- _REQUIRED TASK_
Write out the listing below again, precisely as it is given.

- _PROVIDED DATA_

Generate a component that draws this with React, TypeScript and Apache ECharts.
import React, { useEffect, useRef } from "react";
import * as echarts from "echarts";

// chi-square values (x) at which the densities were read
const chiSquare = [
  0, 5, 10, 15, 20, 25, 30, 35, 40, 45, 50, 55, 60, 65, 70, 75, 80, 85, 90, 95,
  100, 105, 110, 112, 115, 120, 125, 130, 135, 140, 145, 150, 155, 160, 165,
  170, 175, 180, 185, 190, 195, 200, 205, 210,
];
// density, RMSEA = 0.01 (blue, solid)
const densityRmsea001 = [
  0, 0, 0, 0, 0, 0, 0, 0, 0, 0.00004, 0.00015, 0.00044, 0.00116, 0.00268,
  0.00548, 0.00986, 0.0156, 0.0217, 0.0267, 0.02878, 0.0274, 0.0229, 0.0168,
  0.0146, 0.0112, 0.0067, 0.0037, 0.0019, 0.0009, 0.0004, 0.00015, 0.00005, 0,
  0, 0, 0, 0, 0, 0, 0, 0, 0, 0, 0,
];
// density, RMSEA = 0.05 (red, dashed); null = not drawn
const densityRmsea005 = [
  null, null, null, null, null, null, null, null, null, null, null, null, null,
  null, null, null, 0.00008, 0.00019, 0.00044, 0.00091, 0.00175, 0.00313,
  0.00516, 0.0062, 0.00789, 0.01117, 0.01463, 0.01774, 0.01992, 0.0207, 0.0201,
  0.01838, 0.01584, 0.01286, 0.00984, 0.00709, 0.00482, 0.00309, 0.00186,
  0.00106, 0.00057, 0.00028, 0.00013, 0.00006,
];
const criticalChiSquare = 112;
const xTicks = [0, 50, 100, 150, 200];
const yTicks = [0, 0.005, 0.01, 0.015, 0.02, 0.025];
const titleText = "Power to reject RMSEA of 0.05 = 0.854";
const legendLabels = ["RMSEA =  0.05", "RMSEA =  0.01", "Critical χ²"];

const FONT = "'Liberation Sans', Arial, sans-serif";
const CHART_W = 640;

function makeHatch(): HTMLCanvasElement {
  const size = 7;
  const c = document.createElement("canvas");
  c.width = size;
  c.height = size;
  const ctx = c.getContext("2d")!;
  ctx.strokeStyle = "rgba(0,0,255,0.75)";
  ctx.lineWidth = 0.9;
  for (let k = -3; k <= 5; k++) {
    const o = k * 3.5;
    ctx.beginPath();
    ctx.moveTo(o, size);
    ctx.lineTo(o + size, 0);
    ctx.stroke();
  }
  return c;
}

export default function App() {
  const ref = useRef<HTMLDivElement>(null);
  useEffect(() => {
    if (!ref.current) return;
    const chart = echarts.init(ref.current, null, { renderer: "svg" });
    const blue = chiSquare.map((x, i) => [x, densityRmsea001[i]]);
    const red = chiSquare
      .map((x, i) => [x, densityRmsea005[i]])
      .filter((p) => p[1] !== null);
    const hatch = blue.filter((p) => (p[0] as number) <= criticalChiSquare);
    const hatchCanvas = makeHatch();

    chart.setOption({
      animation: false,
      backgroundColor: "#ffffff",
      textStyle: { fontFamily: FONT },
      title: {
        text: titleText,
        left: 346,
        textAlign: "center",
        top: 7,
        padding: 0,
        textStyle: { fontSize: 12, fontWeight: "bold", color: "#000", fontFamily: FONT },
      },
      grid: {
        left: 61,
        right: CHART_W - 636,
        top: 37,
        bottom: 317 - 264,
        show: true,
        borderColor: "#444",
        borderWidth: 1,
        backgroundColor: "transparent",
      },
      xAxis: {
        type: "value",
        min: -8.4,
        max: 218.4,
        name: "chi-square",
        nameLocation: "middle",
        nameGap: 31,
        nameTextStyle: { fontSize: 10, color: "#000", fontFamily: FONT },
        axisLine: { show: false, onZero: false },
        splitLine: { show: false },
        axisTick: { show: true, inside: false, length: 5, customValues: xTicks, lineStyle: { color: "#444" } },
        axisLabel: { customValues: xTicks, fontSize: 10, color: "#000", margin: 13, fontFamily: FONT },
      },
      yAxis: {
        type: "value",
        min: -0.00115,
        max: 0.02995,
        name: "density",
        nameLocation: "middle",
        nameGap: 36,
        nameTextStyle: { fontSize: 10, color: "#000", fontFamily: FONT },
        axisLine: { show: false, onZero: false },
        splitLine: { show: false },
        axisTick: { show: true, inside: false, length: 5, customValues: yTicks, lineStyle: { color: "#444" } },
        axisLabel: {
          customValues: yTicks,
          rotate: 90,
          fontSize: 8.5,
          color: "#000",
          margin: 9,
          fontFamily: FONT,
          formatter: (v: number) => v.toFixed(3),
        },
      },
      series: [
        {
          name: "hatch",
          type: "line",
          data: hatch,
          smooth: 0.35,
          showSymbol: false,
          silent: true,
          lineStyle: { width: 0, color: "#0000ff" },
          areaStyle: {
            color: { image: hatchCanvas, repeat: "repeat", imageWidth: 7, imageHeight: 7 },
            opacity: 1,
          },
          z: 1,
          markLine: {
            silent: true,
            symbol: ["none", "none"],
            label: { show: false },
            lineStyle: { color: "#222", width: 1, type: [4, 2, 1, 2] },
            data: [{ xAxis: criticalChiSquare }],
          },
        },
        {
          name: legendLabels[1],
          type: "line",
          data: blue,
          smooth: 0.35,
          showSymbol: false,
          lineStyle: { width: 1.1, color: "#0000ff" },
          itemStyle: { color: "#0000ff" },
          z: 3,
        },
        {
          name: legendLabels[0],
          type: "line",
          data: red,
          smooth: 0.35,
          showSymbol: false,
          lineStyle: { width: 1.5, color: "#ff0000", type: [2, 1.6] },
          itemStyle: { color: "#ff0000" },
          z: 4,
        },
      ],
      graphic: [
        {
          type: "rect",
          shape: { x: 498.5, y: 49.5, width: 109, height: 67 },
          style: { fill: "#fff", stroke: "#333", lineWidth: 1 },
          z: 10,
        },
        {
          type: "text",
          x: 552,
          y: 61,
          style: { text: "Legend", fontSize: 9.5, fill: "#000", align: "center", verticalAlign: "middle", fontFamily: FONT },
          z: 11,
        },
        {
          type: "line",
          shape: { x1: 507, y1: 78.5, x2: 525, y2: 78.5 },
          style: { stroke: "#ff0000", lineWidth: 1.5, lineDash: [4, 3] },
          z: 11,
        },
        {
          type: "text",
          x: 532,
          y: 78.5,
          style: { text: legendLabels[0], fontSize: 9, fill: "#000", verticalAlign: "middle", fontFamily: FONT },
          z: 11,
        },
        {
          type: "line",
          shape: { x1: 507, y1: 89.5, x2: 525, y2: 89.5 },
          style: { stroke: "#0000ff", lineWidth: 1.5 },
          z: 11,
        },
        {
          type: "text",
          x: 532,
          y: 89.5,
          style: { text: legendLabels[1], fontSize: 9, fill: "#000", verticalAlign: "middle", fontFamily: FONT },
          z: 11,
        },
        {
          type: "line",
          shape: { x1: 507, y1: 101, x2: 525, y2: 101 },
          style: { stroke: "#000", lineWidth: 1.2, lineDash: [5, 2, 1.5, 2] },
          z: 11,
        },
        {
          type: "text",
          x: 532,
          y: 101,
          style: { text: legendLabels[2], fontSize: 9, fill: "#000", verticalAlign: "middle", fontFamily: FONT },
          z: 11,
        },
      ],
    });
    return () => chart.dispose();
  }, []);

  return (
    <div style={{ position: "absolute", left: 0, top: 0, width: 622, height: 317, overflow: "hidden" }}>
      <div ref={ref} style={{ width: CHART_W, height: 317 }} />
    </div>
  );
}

- _FULL ANSWER_
Generate a component that draws this with React, TypeScript and Apache ECharts.
import React, { useEffect, useRef } from "react";
import * as echarts from "echarts";

// chi-square values (x) at which the densities were read
const chiSquare = [
  0, 5, 10, 15, 20, 25, 30, 35, 40, 45, 50, 55, 60, 65, 70, 75, 80, 85, 90, 95,
  100, 105, 110, 112, 115, 120, 125, 130, 135, 140, 145, 150, 155, 160, 165,
  170, 175, 180, 185, 190, 195, 200, 205, 210,
];
// density, RMSEA = 0.01 (blue, solid)
const densityRmsea001 = [
  0, 0, 0, 0, 0, 0, 0, 0, 0, 0.00004, 0.00015, 0.00044, 0.00116, 0.00268,
  0.00548, 0.00986, 0.0156, 0.0217, 0.0267, 0.02878, 0.0274, 0.0229, 0.0168,
  0.0146, 0.0112, 0.0067, 0.0037, 0.0019, 0.0009, 0.0004, 0.00015, 0.00005, 0,
  0, 0, 0, 0, 0, 0, 0, 0, 0, 0, 0,
];
// density, RMSEA = 0.05 (red, dashed); null = not drawn
const densityRmsea005 = [
  null, null, null, null, null, null, null, null, null, null, null, null, null,
  null, null, null, 0.00008, 0.00019, 0.00044, 0.00091, 0.00175, 0.00313,
  0.00516, 0.0062, 0.00789, 0.01117, 0.01463, 0.01774, 0.01992, 0.0207, 0.0201,
  0.01838, 0.01584, 0.01286, 0.00984, 0.00709, 0.00482, 0.00309, 0.00186,
  0.00106, 0.00057, 0.00028, 0.00013, 0.00006,
];
const criticalChiSquare = 112;
const xTicks = [0, 50, 100, 150, 200];
const yTicks = [0, 0.005, 0.01, 0.015, 0.02, 0.025];
const titleText = "Power to reject RMSEA of 0.05 = 0.854";
const legendLabels = ["RMSEA =  0.05", "RMSEA =  0.01", "Critical χ²"];

const FONT = "'Liberation Sans', Arial, sans-serif";
const CHART_W = 640;

function makeHatch(): HTMLCanvasElement {
  const size = 7;
  const c = document.createElement("canvas");
  c.width = size;
  c.height = size;
  const ctx = c.getContext("2d")!;
  ctx.strokeStyle = "rgba(0,0,255,0.75)";
  ctx.lineWidth = 0.9;
  for (let k = -3; k <= 5; k++) {
    const o = k * 3.5;
    ctx.beginPath();
    ctx.moveTo(o, size);
    ctx.lineTo(o + size, 0);
    ctx.stroke();
  }
  return c;
}

export default function App() {
  const ref = useRef<HTMLDivElement>(null);
  useEffect(() => {
    if (!ref.current) return;
    const chart = echarts.init(ref.current, null, { renderer: "svg" });
    const blue = chiSquare.map((x, i) => [x, densityRmsea001[i]]);
    const red = chiSquare
      .map((x, i) => [x, densityRmsea005[i]])
      .filter((p) => p[1] !== null);
    const hatch = blue.filter((p) => (p[0] as number) <= criticalChiSquare);
    const hatchCanvas = makeHatch();

    chart.setOption({
      animation: false,
      backgroundColor: "#ffffff",
      textStyle: { fontFamily: FONT },
      title: {
        text: titleText,
        left: 346,
        textAlign: "center",
        top: 7,
        padding: 0,
        textStyle: { fontSize: 12, fontWeight: "bold", color: "#000", fontFamily: FONT },
      },
      grid: {
        left: 61,
        right: CHART_W - 636,
        top: 37,
        bottom: 317 - 264,
        show: true,
        borderColor: "#444",
        borderWidth: 1,
        backgroundColor: "transparent",
      },
      xAxis: {
        type: "value",
        min: -8.4,
        max: 218.4,
        name: "chi-square",
        nameLocation: "middle",
        nameGap: 31,
        nameTextStyle: { fontSize: 10, color: "#000", fontFamily: FONT },
        axisLine: { show: false, onZero: false },
        splitLine: { show: false },
        axisTick: { show: true, inside: false, length: 5, customValues: xTicks, lineStyle: { color: "#444" } },
        axisLabel: { customValues: xTicks, fontSize: 10, color: "#000", margin: 13, fontFamily: FONT },
      },
      yAxis: {
        type: "value",
        min: -0.00115,
        max: 0.02995,
        name: "density",
        nameLocation: "middle",
        nameGap: 36,
        nameTextStyle: { fontSize: 10, color: "#000", fontFamily: FONT },
        axisLine: { show: false, onZero: false },
        splitLine: { show: false },
        axisTick: { show: true, inside: false, length: 5, customValues: yTicks, lineStyle: { color: "#444" } },
        axisLabel: {
          customValues: yTicks,
          rotate: 90,
          fontSize: 8.5,
          color: "#000",
          margin: 9,
          fontFamily: FONT,
          formatter: (v: number) => v.toFixed(3),
        },
      },
      series: [
        {
          name: "hatch",
          type: "line",
          data: hatch,
          smooth: 0.35,
          showSymbol: false,
          silent: true,
          lineStyle: { width: 0, color: "#0000ff" },
          areaStyle: {
            color: { image: hatchCanvas, repeat: "repeat", imageWidth: 7, imageHeight: 7 },
            opacity: 1,
          },
          z: 1,
          markLine: {
            silent: true,
            symbol: ["none", "none"],
            label: { show: false },
            lineStyle: { color: "#222", width: 1, type: [4, 2, 1, 2] },
            data: [{ xAxis: criticalChiSquare }],
          },
        },
        {
          name: legendLabels[1],
          type: "line",
          data: blue,
          smooth: 0.35,
          showSymbol: false,
          lineStyle: { width: 1.1, color: "#0000ff" },
          itemStyle: { color: "#0000ff" },
          z: 3,
        },
        {
          name: legendLabels[0],
          type: "line",
          data: red,
          smooth: 0.35,
          showSymbol: false,
          lineStyle: { width: 1.5, color: "#ff0000", type: [2, 1.6] },
          itemStyle: { color: "#ff0000" },
          z: 4,
        },
      ],
      graphic: [
        {
          type: "rect",
          shape: { x: 498.5, y: 49.5, width: 109, height: 67 },
          style: { fill: "#fff", stroke: "#333", lineWidth: 1 },
          z: 10,
        },
        {
          type: "text",
          x: 552,
          y: 61,
          style: { text: "Legend", fontSize: 9.5, fill: "#000", align: "center", verticalAlign: "middle", fontFamily: FONT },
          z: 11,
        },
        {
          type: "line",
          shape: { x1: 507, y1: 78.5, x2: 525, y2: 78.5 },
          style: { stroke: "#ff0000", lineWidth: 1.5, lineDash: [4, 3] },
          z: 11,
        },
        {
          type: "text",
          x: 532,
          y: 78.5,
          style: { text: legendLabels[0], fontSize: 9, fill: "#000", verticalAlign: "middle", fontFamily: FONT },
          z: 11,
        },
        {
          type: "line",
          shape: { x1: 507, y1: 89.5, x2: 525, y2: 89.5 },
          style: { stroke: "#0000ff", lineWidth: 1.5 },
          z: 11,
        },
        {
          type: "text",
          x: 532,
          y: 89.5,
          style: { text: legendLabels[1], fontSize: 9, fill: "#000", verticalAlign: "middle", fontFamily: FONT },
          z: 11,
        },
        {
          type: "line",
          shape: { x1: 507, y1: 101, x2: 525, y2: 101 },
          style: { stroke: "#000", lineWidth: 1.2, lineDash: [5, 2, 1.5, 2] },
          z: 11,
        },
        {
          type: "text",
          x: 532,
          y: 101,
          style: { text: legendLabels[2], fontSize: 9, fill: "#000", verticalAlign: "middle", fontFamily: FONT },
          z: 11,
        },
      ],
    });
    return () => chart.dispose();
  }, []);

  return (
    <div style={{ position: "absolute", left: 0, top: 0, width: 622, height: 317, overflow: "hidden" }}>
      <div ref={ref} style={{ width: CHART_W, height: 317 }} />
    </div>
  );
}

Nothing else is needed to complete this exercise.